International Journal of Thermofluids (May 2023)
Optimization approach for MoS2-water ethylene glycol mixture nanofluid flow in a wavy enclosure
Abstract
The mixed convective heat transfer in a two-dimensional enclosure containing ethylene glycol-water mixture-based MoS2 nanofluid in the presence of magnetic field and thermal radiation is evaluated, adopting Galerkin standard finite element method. The Boussinesq approximation is applied to simulate natural convection. The partial differential governing equations with the appropriate boundary conditions are numerically handled using FlexPDE software. In order to validate the implemented numerical method, results were compared against outcomes obtained from the previous studies. Afterward, the influences of key indicators such as Hartmann number (Ha), Radiation parameter (Rd), Volume fraction (φ), and Shape factor of nanoparticles (Sf) on the profiles of local Nusselt number, temperature, and velocity are discussed. Furthermore, the streamlines and isothermal lines for the various values of considered control factors are demonstrated to assess a nanofluid hydrothermal behavior.
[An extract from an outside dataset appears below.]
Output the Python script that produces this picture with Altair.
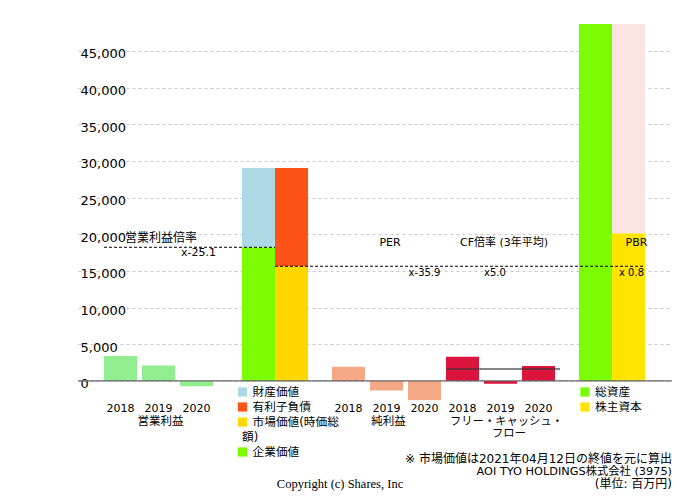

Finally, the Taguchi method is undertaken to achieve the optimum condition, in which the mean Nusselt number is maximum. The obtained results reveal that in the existence of thermal radiation, augmenting Ha from 0 to 60 leads to an increment in the Nuave up to about 17%. Based on the analysis of variance (ANOVA), the nanoparticles’ volume fraction is the most influential factor affecting the average total Nusselt among the investigated control parameters, with a contribution of 56.9%.